During the training phase, I select the model parameters with the best performance metric.
if performance_metric.item()>max_performance:
max_performance= performance_metric.item()
torch.save(neural_net.state_dict(), PATH+'/best_model.pt')
This is the neural network model used:
class Neural_Net(nn.Module):
def __init__(self, M,shape_input,batch_size):
super(Neural_Net, self).__init__()
self.lstm = nn.LSTM(shape_input,M)
#self.dense1 = nn.Linear(shape_input,M)
self.dense1 = nn.Linear(M,M) #Used with the LSTM
torch.nn.init.xavier_uniform_(self.dense1.weight)
self.dense2 = nn.Linear(M,M)
torch.nn.init.xavier_uniform_(self.dense2.weight)
self.dense3 = nn.Linear(M,1)
torch.nn.init.xavier_uniform_(self.dense3.weight)
self.drop = nn.Dropout(0.7)
self.bachnorm1 = nn.BatchNorm1d(M)
self.relu = nn.ReLU()
self.sigmoid = nn.Sigmoid()
self.hidden_cell = (torch.zeros(1,batch_size,M),torch.zeros(1,batch_size,M))
def forward(self, x):
lstm_out, self.hidden_cell = self.lstm(x.view(1 ,len(x), -1), self.hidden_cell)
x = self.drop(self.relu(self.dense1(self.bachnorm1(lstm_out.view(len(x), -1)))))
x = self.drop(self.relu(self.dense2(x)))
x = self.relu(self.dense3(x))
return x
After that I load the model with the best parameters and set the evaluation mode:
neural_net.load_state_dict(torch.load(PATH+'/best_model.pt'))
neural_net.eval()
The results are completely random. When I set train()
the performance is similar to the selected best model parameter.
There is an important aspect of the eval() that I am forgetting? Is the batch normalization correctly used? I am using a batch the same size as in the training phase for the test phase.
Without knowing your batch size, training/test dataset size, or the training/test dataset discrepancies, this issue has been discussed on the pytorch forums previously here.

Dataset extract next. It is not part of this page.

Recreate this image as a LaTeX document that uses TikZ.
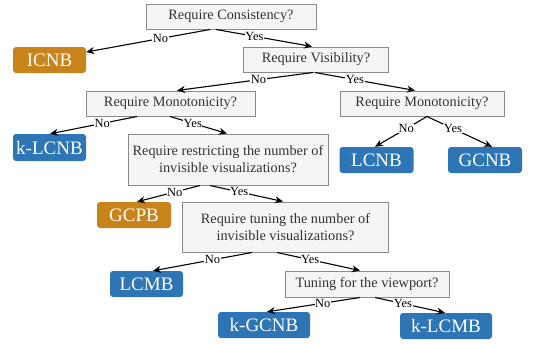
\documentclass[tikz,border=0pt]{standalone}
\usepackage{fontspec}
\setmainfont{Liberation Serif}
\usetikzlibrary{arrows.meta}
\definecolor{qfill}{HTML}{F5F5F5}
\definecolor{qdraw}{HTML}{8A8A8A}
\definecolor{qtext}{HTML}{333333}
\definecolor{ablue}{HTML}{2E75B6}
\definecolor{aorange}{HTML}{C8841A}
\tikzset{
  qbox/.style={draw=qdraw, fill=qfill, line width=1pt, text=qtext, inner sep=0pt, align=center,
    font=\fontsize{14.3}{17}\selectfont},
  abox/.style={rounded corners=3pt, text=white, inner sep=0pt, minimum height=26pt,
    font=\fontsize{19}{22}\selectfont},
  blueans/.style={abox, fill=ablue},
  orangeans/.style={abox, fill=aorange},
  edge/.style={draw=black, line width=1.1pt, -{Stealth[length=8pt,width=7pt]}},
  elab/.style={fill=white, inner sep=0.6pt, text=black, font=\fontsize{12.5}{14}\selectfont, pos=0.4}
}
\begin{document}
\begin{tikzpicture}[x=1pt,y=-1pt]
\useasboundingbox (0,0) rectangle (540,343);
% questions
\node[qbox, minimum width=170pt, minimum height=25pt] (q1) at (231,16.5) {Require Consistency?};
\node[qbox, minimum width=145pt, minimum height=25pt] (q2) at (316,59.5) {Require Visibility?};
\node[qbox, minimum width=169pt, minimum height=25pt] (q3) at (170.5,103.5) {Require Monotonicity?};
\node[qbox, minimum width=164pt, minimum height=25pt] (q4) at (422,103.5) {Require Monotonicity?};
\node[qbox, minimum width=200pt, minimum height=51pt] (q5) at (228,159.5) {Require restricting the number of\\invisible visualizations?};
\node[qbox, minimum width=206pt, minimum height=50pt] (q6) at (285.5,227) {Require tuning the number of\\invisible visualizations?};
\node[qbox, minimum width=164pt, minimum height=26pt] (q7) at (367,284) {Tuning for the viewport?};
% answers
\node[orangeans, minimum width=73pt] (icnb) at (49.5,60) {ICNB};
\node[blueans, minimum width=73pt, minimum height=27pt] (klcnb) at (49.5,147.5) {k-LCNB};
\node[blueans, minimum width=74pt] (lcnb) at (376.5,160) {LCNB};
\node[blueans, minimum width=74pt] (gcnb) at (485,160) {GCNB};
\node[orangeans, minimum width=74pt] (gcpb) at (134,215) {GCPB};
\node[blueans, minimum width=73pt] (lcmb) at (146.5,284) {LCMB};
\node[blueans, minimum width=92pt] (kgcnb) at (264,325) {k-GCNB};
\node[blueans, minimum width=92pt] (klcmb) at (446,326) {k-LCMB};
% edges
\draw[edge] ([xshift=-21pt]q1.south) -- node[elab]{No} ([yshift=8pt]icnb.east);
\draw[edge] ([xshift=-15pt]q1.south) -- node[elab]{Yes} ([xshift=-4pt]q2.north);
\draw[edge] ([xshift=-3pt]q2.south) -- node[elab]{No} ([xshift=6.5pt]q3.north);
\draw[edge] ([xshift=-1pt]q2.south) -- node[elab]{Yes} ([xshift=-7pt]q4.north);
\draw[edge] ([xshift=-33.5pt]q3.south) -- node[elab]{No} ([xshift=0.5pt]klcnb.north);
\draw[edge] ([xshift=-0.5pt]q3.south) -- node[elab]{Yes} ([xshift=-1pt]q5.north);
\draw[edge] ([xshift=5pt]q4.south) -- node[elab]{No} ([xshift=-1.5pt]lcnb.north);
\draw[edge] ([xshift=5pt]q4.south) -- node[elab]{Yes} ([xshift=7pt]gcnb.north);
\draw[edge] ([xshift=-28pt]q5.south) -- node[elab]{No} ([xshift=3pt]gcpb.north);
\draw[edge] ([xshift=-18pt]q5.south) -- node[elab]{Yes} ([xshift=-2.5pt]q6.north);
\draw[edge] ([xshift=-33.5pt]q6.south) -- node[elab]{No} ([xshift=6.5pt]lcmb.north);
\draw[edge] ([xshift=-8.5pt]q6.south) -- node[elab]{Yes} ([xshift=-7pt]q7.north);
\draw[edge] ([xshift=-7pt]q7.south) -- node[elab]{No} ([xshift=3pt]kgcnb.north);
\draw[edge] ([xshift=8pt]q7.south) -- node[elab]{Yes} ([xshift=-1pt]klcmb.north);
\end{tikzpicture}
\end{document}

In my experience, it sounds very much like your latent training data representation in your model is significantly different to your validation data representation. The main advice I can provide is for you to try reducing the momentum of your batchnorm layer. It might be worth substituting a layernorm layer instead (which doesn't track a running mean/standard deviation) OR setting track_running_stats=False
in the batchnorm1d function and seeing if the problem persists.